Thursday, April 2, 2009

Pamela Takefman introduces Joan Didion

I think I am a strange candidate to be up here for this intro- duction. During the weeks we in the Writer’s House Fellows seminar talked about the work of Joan Didion, Al and I stood on opposite sides of a barely invisible boxing ring, fighting. We were fighting about how to read Didion’s works and her presence within them. Can we classify what she does as journalism or non-fiction? Is Joan Didion on the outside or the inside? Why is she always there? The whole class got involved, Molly always on my side, Jen on Al’s. One time, Emily went as far as to call Joan Didion optimistic. The whole class went wild. The word narrative became our own “n” word, an overused and underdefined taboo, a word that lost its original meaning, let alone a clear attachment to Didion’s work. I still fought. I might have been the loudest in the class, so unpopular by the final week I felt that I had to bring homemade banana chocolate chip cake in to help my social status. But before and after the snack, I was still pretty unrelenting, just outright confrontational.

But perhaps that’s exactly why I am here to present Ms. Didion, someone unrelenting and confrontational in her own right. I admit, I am terrified to be up here, for I know that even after this brief introduction, Ms. Didion will be able to read me better than I could read myself. Take this from her story “Where the Kissing Never Stops” in Slouching Towards Bethlehem. She writes: “Joan Baez was a personality before she was entirely a person, and, like anyone to whom that happens, she is in a sense that hapless victim of what others have seen in her, written about her, wanted her to be and not to be. The roles assigned to her are various, but variations on a single
theme. She is the Madonna of the disaffected. She is the pawn of the protest movement. She is the unhappy analysand. She is the singer who would not train her voice, the rebel who drives the Jaguar too fast, the Rima who hides with the birds and the deer. Above all, she is the girl who ‘feels’ things, who has hung on to the freshness and pain of adolescence, the girl ever wounded, ever young. Now, at an age when
the wounds begin to heal whether one wants them to or not, Joan Baez rarely leaves the Carmel Valley” (40-1).
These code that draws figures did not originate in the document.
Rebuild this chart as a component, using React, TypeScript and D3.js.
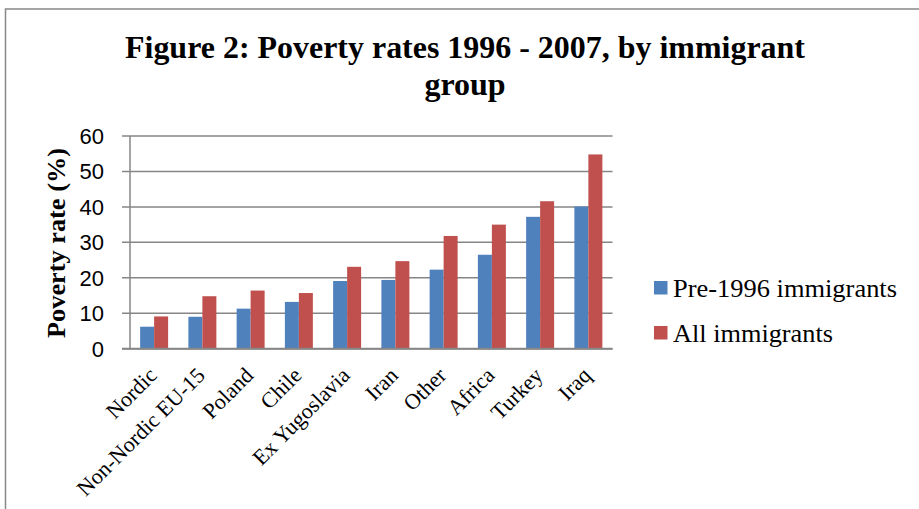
import React from "react";
import * as d3 from "d3";

const categories = ["Nordic", "Non-Nordic EU-15", "Poland", "Chile", "Ex Yugoslavia", "Iran", "Other", "Africa", "Turkey", "Iraq"];
const pre1996 = [6.2, 9.0, 11.3, 13.2, 19.1, 19.4, 22.3, 26.5, 37.2, 40.1];
const allImmigrants = [9.1, 14.8, 16.4, 15.7, 23.1, 24.7, 31.8, 35.0, 41.6, 54.8];
const seriesNames = ["Pre-1996 immigrants", "All immigrants"];
const seriesColors = ["#4F81BD", "#C0504D"];
const yTicks = [0, 10, 20, 30, 40, 50, 60];
const titleLines = ["Figure 2: Poverty rates 1996 - 2007, by immigrant", "group"];
const yTitle = "Poverty rate (%)";

const W = 919, H = 509;
const left = 130, right = 612.5, top = 136, bottom = 348.7;

export default function App() {
  const x = d3.scaleBand<string>().domain(categories).range([left, right]).paddingInner(0.42).paddingOuter(0.21);
  const y = d3.scaleLinear().domain([0, 60]).range([bottom, top]);
  const series = [pre1996, allImmigrants];
  const bw = x.bandwidth() / 2;
  const serif = "'Liberation Serif', 'Times New Roman', serif";
  const sans = "'Liberation Sans', Arial, sans-serif";
  return (
    <svg width={W} height={H} style={{ position: "absolute", left: 0, top: 0, background: "#fff" }}>
      <rect x={5.5} y={9} width={W + 10} height={H + 10} fill="#fff" stroke="#888" strokeWidth={1.5} />
      <text x={465} y={58} textAnchor="middle" fontFamily={serif} fontWeight="bold" fontSize={32} textLength={680} lengthAdjust="spacingAndGlyphs">{titleLines[0]}</text>
      <text x={465} y={95} textAnchor="middle" fontFamily={serif} fontWeight="bold" fontSize={32}>{titleLines[1]}</text>
      {yTicks.map(t => (
        <g key={t}>
          <line x1={left - 8} x2={right} y1={y(t)} y2={y(t)} stroke="#868686" strokeWidth={1.5} />
          <text x={104} y={y(t)} dy="0.36em" textAnchor="end" fontFamily={sans} fontSize={22} fill="#000">{t}</text>
        </g>
      ))}
      {categories.map((c, i) => (
        <g key={c}>
          {series.map((s, j) => (
            <rect key={j} x={(x(c) as number) + j * bw} y={y(s[i])} width={bw} height={bottom - y(s[i])} fill={seriesColors[j]} />
          ))}
          <text transform={`translate(${(x(c) as number) + x.bandwidth() / 2 + 4},${bottom + 28}) rotate(-45)`} textAnchor="end" fontFamily={serif} fontSize={22}>{c}</text>
        </g>
      ))}
      <line x1={left} x2={left} y1={top} y2={bottom} stroke="#868686" strokeWidth={1.5} />
      <line x1={left - 8} x2={right} y1={bottom} y2={bottom} stroke="#868686" strokeWidth={2} />
      <text transform={`translate(65,243) rotate(-90)`} textAnchor="middle" fontFamily={serif} fontWeight="bold" fontSize={26} textLength={190} lengthAdjust="spacingAndGlyphs">{yTitle}</text>
      {seriesNames.map((n, i) => (
        <g key={n}>
          <rect x={654} y={281 + i * 45} width={13.5} height={13.5} fill={seriesColors[i]} />
          <text x={673} y={297 + i * 45} fontFamily={serif} fontSize={26} textLength={i === 0 ? 224 : 160} lengthAdjust="spacingAndGlyphs">{n}</text>
        </g>
      ))}
    </svg>
  );
}
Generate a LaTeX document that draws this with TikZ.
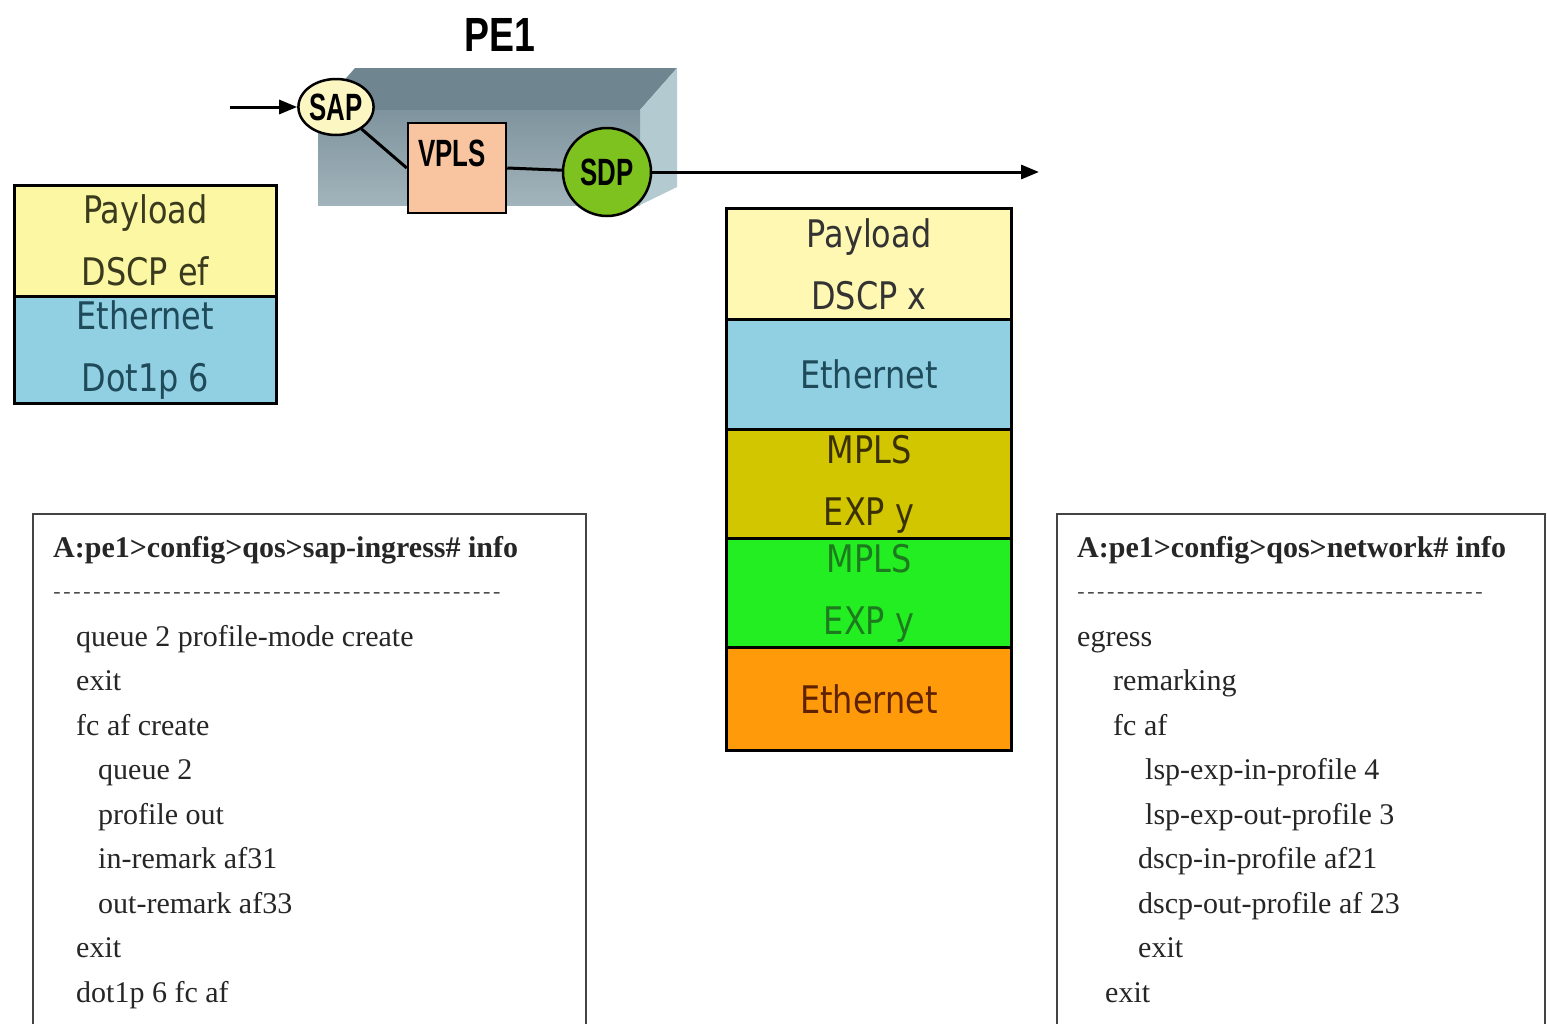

I evoke this passage not to talk about Joan Didion, counter-counter-culture icon of the 1960s, who remained cool despite bringing out the bogus aspects of the revolution. For me, Joan Didion’s icon-status extends beyond the sixties. I admire the perceptive, precise, incisive Joan Didion, cool because of the places she got into and the words she heard people use. She always seems to be there when there is a story on the brink of creation. I’m thinking about some more recent writing too, Salvador, Miami, the Political Fictions. Her most recent stuff in The New York Review of Books really
resonated with me: in the Obama generation, where millions of campaign dollars were spent marketing towards me, she pinpointed exactly what his campaign did to win us over. She wrote: “Irony was now out. Naiveté, translated into "hope," was now in. Innocence, even when it looked like ignorance, was now prized. Partisanship could now be appropriately expressed by consumerism.”

Joan Didion is strong enough to be critical of what is popular, to read nuance into what is meant to be accepted at face value.

And while there is rarely a hint of fear, rarely a mention of size difference or sex difference in her work, we always have her, Joan Didion, “our Joan” as she is sometimes referred to on our email listserv. She is present in everything we read. She even shared her psychiatric diagnosis in “The White Album.” We always have her, confronting the unanswerable, presenting the black and white images in precise detail and never compromising on a shade of grey, reminding us that in the end, she doesn’t know. She has found the subtleties, the way certain pieces may or may not fit together, but leaves it to us to assume the capital T Truth.

That can explain why we spent our classtime fighting. We were confronted with Joan Didion’s inconclusive conclusions about underwater, murky, “mudgy” subject matters, and then given a choice, a choice we couldn’t agree upon because there was nothing to agree upon. You don’t have to write to advocate, Joan Didion seems to say. Just to try to make sense of what is given.

When we got to A Year of Magical Thinking, the fighting stopped. Reading chronologically, we in the Writer’s House Fellows Seminar were able to read that book within the scope of the rest of her writing, comparing its language to that of A Book of Common Prayer. The book necessarily brought us closer together, forcing us to come to terms with what we brought to the reading. We were not fighting anymore because here it was, the most unanswerable question of all, death, and our Joan took us with her on her personal confrontation.

It is with great pleasure that I introduce to you the second Kelly Writer’s House Fellow of 2009, Joan Didion.